The authors have created their own measure of “middle class wealth,” which they define:

using median White household wealth since it encompasses the full potential of the nation’s wealth-building policies, which have historically excluded households of color. More specifically, we use median White wealth in 1983 ($102,200 in 2013 dollars) as the basis for developing an index that would encompass “middle-class wealth” because it establishes a baseline prior to when increases in wealth were concentrated in a small number of households. Using this approach and applying Pew Research Center’s broad definition of the middle class, this study defines “middle class wealth” as ranging from $68,000 to $204,000.

As we can see in the figure above, only Black and Latino households with an advanced degree make it into that range. Moreover, trends suggest that, without major changes in policy, we can expect further declines in median wealth for households of color. In fact,

By 2020, if current trends continue as they have been, Black and Latino households at the median are on track to see their wealth decline by 17% and 12% from where they respectively stood in 2013. By then, median White households would see their wealth rise by an additional three percent over today’s levels. In other words, at a time when it’s projected that children of color will make up most of the children in the country, median White households are on track to own 86 and 68 times more wealth, respectively, than Black and Latino households. . . .

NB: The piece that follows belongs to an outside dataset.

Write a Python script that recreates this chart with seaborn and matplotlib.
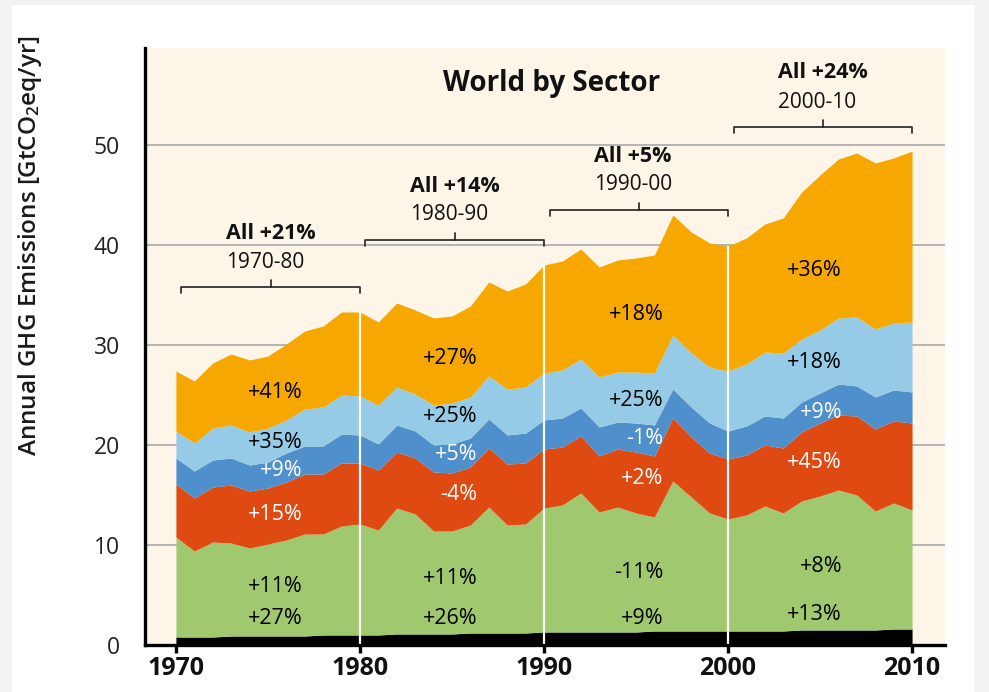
import numpy as np
import matplotlib
matplotlib.use('Agg')
import matplotlib.pyplot as plt
import seaborn as sns
from matplotlib.patches import Rectangle

sns.set_theme(style="white")
plt.rcParams['font.family'] = ['Open Sans', 'DejaVu Sans']
plt.rcParams['mathtext.default'] = 'regular'

# --- data (GtCO2eq/yr per sector band, bottom to top) ---
years = np.arange(1970, 2011)

black = [0.8, 0.8, 0.8, 0.9, 0.9, 0.9, 0.9, 0.9, 1.0, 1.0, 1.0,
         1.0, 1.1, 1.1, 1.1, 1.1, 1.2, 1.2, 1.2, 1.2, 1.3,
         1.3, 1.3, 1.3, 1.3, 1.3, 1.4, 1.4, 1.4, 1.4, 1.4,
         1.4, 1.4, 1.4, 1.5, 1.5, 1.5, 1.5, 1.5, 1.6, 1.6]
green = [10.0, 8.6, 9.5, 9.3, 8.8, 9.2, 9.6, 10.2, 10.1, 10.9, 11.1,
         10.5, 12.6, 12.0, 10.3, 10.3, 10.8, 12.6, 10.8, 10.9, 12.4,
         12.7, 13.9, 12.0, 12.5, 11.9, 11.4, 15.0, 13.4, 11.8, 11.2,
         11.6, 12.5, 11.8, 12.9, 13.4, 14.0, 13.5, 11.9, 12.6, 11.9]
red = [5.3, 5.3, 5.5, 5.8, 5.7, 5.6, 5.8, 6.0, 6.0, 6.3, 6.1,
       6.0, 5.6, 5.6, 5.9, 5.8, 5.8, 5.9, 6.1, 6.1, 5.9,
       5.8, 5.7, 5.6, 5.8, 6.1, 6.1, 6.3, 6.0, 6.0, 6.0,
       6.0, 6.1, 6.5, 6.9, 7.3, 7.5, 7.9, 8.2, 8.2, 8.7]
dark_blue = [2.6, 2.7, 2.7, 2.7, 2.6, 2.6, 2.9, 2.8, 2.8, 2.9, 2.8,
             2.6, 2.7, 2.7, 2.7, 2.9, 2.9, 2.9, 2.9, 3.0, 2.9,
             2.9, 2.8, 2.9, 2.7, 2.9, 3.1, 2.9, 3.0, 3.0, 2.8,
             2.9, 2.9, 3.0, 3.0, 3.0, 3.1, 3.0, 3.2, 3.1, 3.1]
light_blue = [2.7, 2.8, 3.2, 3.3, 3.3, 3.4, 3.3, 3.7, 3.9, 3.9, 3.9,
              3.9, 3.8, 3.7, 4.0, 4.1, 4.1, 4.3, 4.6, 4.6, 4.7,
              4.8, 4.9, 5.0, 5.0, 5.1, 5.2, 5.4, 5.4, 5.6, 6.0,
              6.2, 6.4, 6.5, 6.3, 6.3, 6.6, 6.9, 6.8, 6.7, 7.0]
orange = [6.0, 6.2, 6.5, 7.1, 7.2, 7.2, 7.6, 7.8, 8.1, 8.3, 8.4,
          8.3, 8.4, 8.4, 8.7, 8.7, 9.1, 9.4, 9.8, 10.3, 10.8,
          10.9, 11.0, 11.0, 11.2, 11.4, 11.8, 12.0, 12.1, 12.4, 12.5,
          12.6, 12.8, 13.5, 14.7, 15.5, 15.9, 16.4, 16.6, 16.5, 17.1]

layer_colors = ['#000000', '#a0c96f', '#de4a12', '#4f8fcc', '#95cbe6', '#f6a800']

# decade summaries
decades = [(1970, 1980), (1980, 1990), (1990, 2000), (2000, 2010)]
all_labels = ['All +21%', 'All +14%', 'All +5%', 'All +24%']
period_labels = ['1970-80', '1980-90', '1990-00', '2000-10']
# sector change labels, top band first: orange, light blue, dark blue, red, green, black
sector_labels = [
    ['+41%', '+35%', '+9%', '+15%', '+11%', '+27%'],
    ['+27%', '+25%', '+5%', '-4%', '+11%', '+26%'],
    ['+18%', '+25%', '-1%', '+2%', '-11%', '+9%'],
    ['+36%', '+18%', '+9%', '+45%', '+8%', '+13%'],
]
label_colors = ['black', 'black', 'white', 'white', 'black', 'black']

# annotation placement
bracket_y = [35.8, 40.5, 43.5, 51.8]
label_x = [1976.9, 1986.4, 1996.5, 2006.2]
label_y = [
    [25.2, 20.2, 17.4, 13.1, 5.8, 2.7],
    [28.6, 22.9, 19.0, 15.0, 6.6, 2.7],
    [33.0, 24.5, 20.6, 16.7, 7.2, 2.7],
    [37.5, 28.2, 23.3, 18.2, 7.8, 3.1],
]

fig = plt.figure(figsize=(9.89, 6.92), dpi=100)
fig.patch.set_facecolor('#f2f2f2')
fig.patches.append(Rectangle((12 / 989, 0), 963 / 989, 687 / 692, transform=fig.transFigure,
                             facecolor='white', edgecolor='none', zorder=-10))

ax = fig.add_axes([145 / 989, 47 / 692, 800 / 989, 597 / 692])
ax.set_facecolor('#fdf5e7')

bands = [black, green, red, dark_blue, light_blue, orange]
ax.stackplot(years, bands, colors=layer_colors, linewidth=0, zorder=2)

total = np.sum(np.array(bands), axis=0)
for yr in [1980, 1990, 2000]:
    ax.vlines(yr, 0, total[yr - 1970], color='white', linewidth=1.6, zorder=3)

ax.set_xlim(1968.32, 2011.79)
ax.set_ylim(0, 59.7)
ax.set_xticks([1970, 1980, 1990, 2000, 2010])
ax.set_yticks([0, 10, 20, 30, 40, 50])
for yv in [10, 20, 30, 40, 50]:
    ax.axhline(yv, color='#b4b4b4', linewidth=1.4, zorder=1)

for side in ['top', 'right']:
    ax.spines[side].set_visible(False)
for side in ['left', 'bottom']:
    ax.spines[side].set_color('black')
    ax.spines[side].set_linewidth(2.4)
    ax.spines[side].set_zorder(5)

ax.tick_params(axis='x', direction='out', length=6, width=2.4, color='black',
               labelsize=18, pad=2, bottom=True)
ax.tick_params(axis='y', length=0, labelsize=16.5, pad=18, left=False)
for lab in ax.get_xticklabels():
    lab.set_fontweight('bold')
    lab.set_color('#111111')
for lab in ax.get_yticklabels():
    lab.set_color('#222222')

fig.text(30 / 989, (692 - 245) / 692, 'Annual GHG Emissions [GtCO$_2$eq/yr]',
         rotation=90, ha='center', va='center', fontsize=17.5, fontweight='semibold',
         color='#1a1a1a')

ax.text(1990.4, 56.1, 'World by Sector', ha='center', va='center',
        fontsize=20, fontweight='bold', color='#111111')

for i, (x0, x1) in enumerate(decades):
    by = bracket_y[i]
    xs = x0 + 0.3
    mid = (xs + x1) / 2
    ax.plot([xs, xs, x1, x1], [by - 0.6, by, by, by - 0.6], color='#222222',
            linewidth=1.2, zorder=4, solid_joinstyle='round')
    ax.plot([mid, mid], [by, by + 0.7], color='#222222', linewidth=1.2, zorder=4)
    ax.text(x0 + 2.7, by + 5.4, all_labels[i], ha='left', va='center',
            fontsize=15.5, fontweight='bold', color='#111111')
    ax.text(x0 + 2.7, by + 2.5, period_labels[i], ha='left', va='center',
            fontsize=15, color='#111111')
    for j, txt in enumerate(sector_labels[i]):
        ax.text(label_x[i], label_y[i][j], txt, ha='right', va='center',
                fontsize=15.5, color=label_colors[j], zorder=6)

fig.savefig('out.png', dpi=100, facecolor=fig.get_facecolor())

Looking beyond 2043, the situation for households of color looks even worse. . . .If unattended, trends at the median suggest Black household wealth will hit zero by 2053. In that same period, median White household wealth is expected to climb to $137,000. The situation isn’t much brighter for Latino households, whose median wealth is expected to reach zero by 2073, just two decades after Black wealth is projected to hit zero. . . . Wealth is an intergenerational asset—its benefits passed down from one generation to the next— and the consequences of these losses will reverberate deeply in the lives of the children and grandchildren of today’s people of color.

Of course, knowledge of the fact that capitalism’s growth largely benefits capitalists, and that people of color pay some of the greatest costs to sustain its forward motion, does not automatically lead to class solidarity and popular opposition to existing accumulation dynamics. Still, such knowledge does, at a minimum, help people understand that the forces pressing down on them are not the result of individual failure or lack of effort, but rather have systemic roots. And that is an important step in the right direction.